**Set problem:** With the pictures left out, copy the listing below exactly.

Plotting code records
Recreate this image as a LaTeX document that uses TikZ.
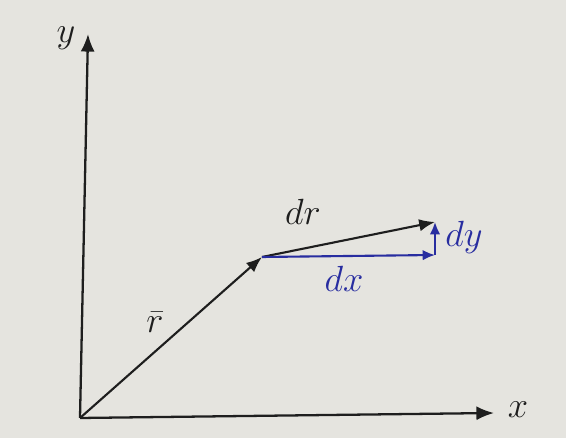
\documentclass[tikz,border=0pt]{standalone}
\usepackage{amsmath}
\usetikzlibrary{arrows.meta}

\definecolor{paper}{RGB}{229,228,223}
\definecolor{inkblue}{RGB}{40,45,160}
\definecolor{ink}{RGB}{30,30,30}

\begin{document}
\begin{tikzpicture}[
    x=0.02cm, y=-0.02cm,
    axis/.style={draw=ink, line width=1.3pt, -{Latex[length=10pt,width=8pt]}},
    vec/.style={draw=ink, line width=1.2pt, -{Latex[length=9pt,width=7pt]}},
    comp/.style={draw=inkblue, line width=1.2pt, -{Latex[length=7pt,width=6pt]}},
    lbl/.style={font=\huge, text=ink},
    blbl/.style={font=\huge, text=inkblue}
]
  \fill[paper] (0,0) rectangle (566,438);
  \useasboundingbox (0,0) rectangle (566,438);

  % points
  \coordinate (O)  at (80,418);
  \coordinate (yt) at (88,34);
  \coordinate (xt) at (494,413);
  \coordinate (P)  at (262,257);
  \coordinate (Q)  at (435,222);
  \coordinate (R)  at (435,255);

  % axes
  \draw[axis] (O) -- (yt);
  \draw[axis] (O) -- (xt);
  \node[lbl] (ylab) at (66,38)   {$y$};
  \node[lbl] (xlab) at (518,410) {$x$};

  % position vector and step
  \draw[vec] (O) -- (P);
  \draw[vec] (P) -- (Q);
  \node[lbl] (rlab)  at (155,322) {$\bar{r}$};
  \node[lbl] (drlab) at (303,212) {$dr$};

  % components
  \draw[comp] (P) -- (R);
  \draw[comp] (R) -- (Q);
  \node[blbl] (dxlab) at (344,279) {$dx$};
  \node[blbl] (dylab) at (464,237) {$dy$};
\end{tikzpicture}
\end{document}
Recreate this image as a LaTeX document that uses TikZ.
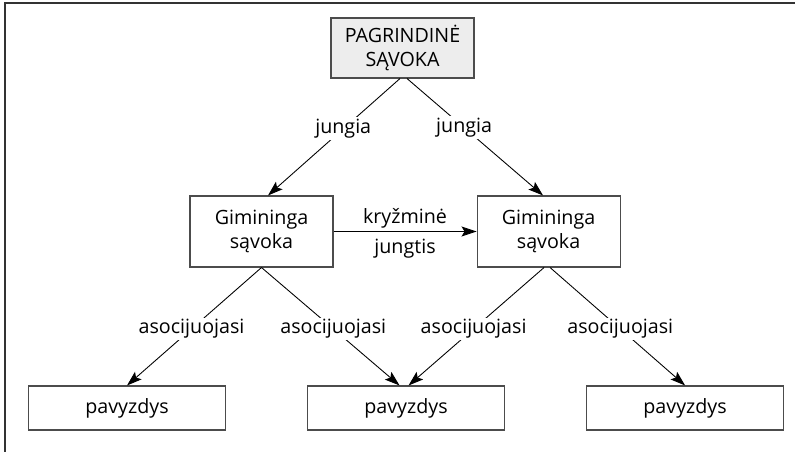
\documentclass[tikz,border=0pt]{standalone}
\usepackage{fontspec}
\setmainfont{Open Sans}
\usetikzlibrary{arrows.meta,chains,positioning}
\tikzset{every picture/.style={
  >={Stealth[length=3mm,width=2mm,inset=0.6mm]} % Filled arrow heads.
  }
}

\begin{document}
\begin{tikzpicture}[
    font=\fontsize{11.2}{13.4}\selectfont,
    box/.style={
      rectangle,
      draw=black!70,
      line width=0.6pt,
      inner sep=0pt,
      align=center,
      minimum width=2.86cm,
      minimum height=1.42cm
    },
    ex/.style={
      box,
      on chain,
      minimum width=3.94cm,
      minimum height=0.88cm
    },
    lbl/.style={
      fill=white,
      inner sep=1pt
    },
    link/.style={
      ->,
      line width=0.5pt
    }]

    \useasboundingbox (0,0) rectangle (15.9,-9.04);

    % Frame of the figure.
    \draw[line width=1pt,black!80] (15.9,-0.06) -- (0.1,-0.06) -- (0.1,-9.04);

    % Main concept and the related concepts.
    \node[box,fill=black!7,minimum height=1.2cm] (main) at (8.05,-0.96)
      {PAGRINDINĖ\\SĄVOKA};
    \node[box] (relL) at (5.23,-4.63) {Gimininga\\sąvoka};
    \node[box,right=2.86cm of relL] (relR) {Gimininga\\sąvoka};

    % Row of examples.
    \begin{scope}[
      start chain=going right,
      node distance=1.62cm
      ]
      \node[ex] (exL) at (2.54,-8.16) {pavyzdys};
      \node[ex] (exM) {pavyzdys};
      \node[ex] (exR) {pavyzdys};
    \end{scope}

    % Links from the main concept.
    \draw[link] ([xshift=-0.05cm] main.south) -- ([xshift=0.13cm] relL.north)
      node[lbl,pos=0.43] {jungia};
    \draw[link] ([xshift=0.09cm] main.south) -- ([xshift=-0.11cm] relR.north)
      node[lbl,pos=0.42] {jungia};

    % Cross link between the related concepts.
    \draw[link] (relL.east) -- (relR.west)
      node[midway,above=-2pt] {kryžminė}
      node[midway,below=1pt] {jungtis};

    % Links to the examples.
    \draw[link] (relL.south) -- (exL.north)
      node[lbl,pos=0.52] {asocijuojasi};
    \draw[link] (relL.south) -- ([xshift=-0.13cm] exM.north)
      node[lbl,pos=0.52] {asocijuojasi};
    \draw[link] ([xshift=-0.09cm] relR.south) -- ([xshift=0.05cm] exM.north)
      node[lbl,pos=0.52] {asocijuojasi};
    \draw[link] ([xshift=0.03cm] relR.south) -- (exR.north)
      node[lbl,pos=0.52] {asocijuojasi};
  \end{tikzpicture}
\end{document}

**Output for this exercise:**
Recreate this image as a LaTeX document that uses TikZ.
\documentclass[tikz,border=0pt]{standalone}
\usepackage{amsmath}
\usetikzlibrary{arrows.meta}

\definecolor{paper}{RGB}{229,228,223}
\definecolor{inkblue}{RGB}{40,45,160}
\definecolor{ink}{RGB}{30,30,30}

\begin{document}
\begin{tikzpicture}[
    x=0.02cm, y=-0.02cm,
    axis/.style={draw=ink, line width=1.3pt, -{Latex[length=10pt,width=8pt]}},
    vec/.style={draw=ink, line width=1.2pt, -{Latex[length=9pt,width=7pt]}},
    comp/.style={draw=inkblue, line width=1.2pt, -{Latex[length=7pt,width=6pt]}},
    lbl/.style={font=\huge, text=ink},
    blbl/.style={font=\huge, text=inkblue}
]
  \fill[paper] (0,0) rectangle (566,438);
  \useasboundingbox (0,0) rectangle (566,438);

  % points
  \coordinate (O)  at (80,418);
  \coordinate (yt) at (88,34);
  \coordinate (xt) at (494,413);
  \coordinate (P)  at (262,257);
  \coordinate (Q)  at (435,222);
  \coordinate (R)  at (435,255);

  % axes
  \draw[axis] (O) -- (yt);
  \draw[axis] (O) -- (xt);
  \node[lbl] (ylab) at (66,38)   {$y$};
  \node[lbl] (xlab) at (518,410) {$x$};

  % position vector and step
  \draw[vec] (O) -- (P);
  \draw[vec] (P) -- (Q);
  \node[lbl] (rlab)  at (155,322) {$\bar{r}$};
  \node[lbl] (drlab) at (303,212) {$dr$};

  % components
  \draw[comp] (P) -- (R);
  \draw[comp] (R) -- (Q);
  \node[blbl] (dxlab) at (344,279) {$dx$};
  \node[blbl] (dylab) at (464,237) {$dy$};
\end{tikzpicture}
\end{document}
Recreate this image as a LaTeX document that uses TikZ.
\documentclass[tikz,border=0pt]{standalone}
\usepackage{fontspec}
\setmainfont{Open Sans}
\usetikzlibrary{arrows.meta,chains,positioning}
\tikzset{every picture/.style={
  >={Stealth[length=3mm,width=2mm,inset=0.6mm]} % Filled arrow heads.
  }
}

\begin{document}
\begin{tikzpicture}[
    font=\fontsize{11.2}{13.4}\selectfont,
    box/.style={
      rectangle,
      draw=black!70,
      line width=0.6pt,
      inner sep=0pt,
      align=center,
      minimum width=2.86cm,
      minimum height=1.42cm
    },
    ex/.style={
      box,
      on chain,
      minimum width=3.94cm,
      minimum height=0.88cm
    },
    lbl/.style={
      fill=white,
      inner sep=1pt
    },
    link/.style={
      ->,
      line width=0.5pt
    }]

    \useasboundingbox (0,0) rectangle (15.9,-9.04);

    % Frame of the figure.
    \draw[line width=1pt,black!80] (15.9,-0.06) -- (0.1,-0.06) -- (0.1,-9.04);

    % Main concept and the related concepts.
    \node[box,fill=black!7,minimum height=1.2cm] (main) at (8.05,-0.96)
      {PAGRINDINĖ\\SĄVOKA};
    \node[box] (relL) at (5.23,-4.63) {Gimininga\\sąvoka};
    \node[box,right=2.86cm of relL] (relR) {Gimininga\\sąvoka};

    % Row of examples.
    \begin{scope}[
      start chain=going right,
      node distance=1.62cm
      ]
      \node[ex] (exL) at (2.54,-8.16) {pavyzdys};
      \node[ex] (exM) {pavyzdys};
      \node[ex] (exR) {pavyzdys};
    \end{scope}

    % Links from the main concept.
    \draw[link] ([xshift=-0.05cm] main.south) -- ([xshift=0.13cm] relL.north)
      node[lbl,pos=0.43] {jungia};
    \draw[link] ([xshift=0.09cm] main.south) -- ([xshift=-0.11cm] relR.north)
      node[lbl,pos=0.42] {jungia};

    % Cross link between the related concepts.
    \draw[link] (relL.east) -- (relR.west)
      node[midway,above=-2pt] {kryžminė}
      node[midway,below=1pt] {jungtis};

    % Links to the examples.
    \draw[link] (relL.south) -- (exL.north)
      node[lbl,pos=0.52] {asocijuojasi};
    \draw[link] (relL.south) -- ([xshift=-0.13cm] exM.north)
      node[lbl,pos=0.52] {asocijuojasi};
    \draw[link] ([xshift=-0.09cm] relR.south) -- ([xshift=0.05cm] exM.north)
      node[lbl,pos=0.52] {asocijuojasi};
    \draw[link] ([xshift=0.03cm] relR.south) -- (exR.north)
      node[lbl,pos=0.52] {asocijuojasi};
  \end{tikzpicture}
\end{document}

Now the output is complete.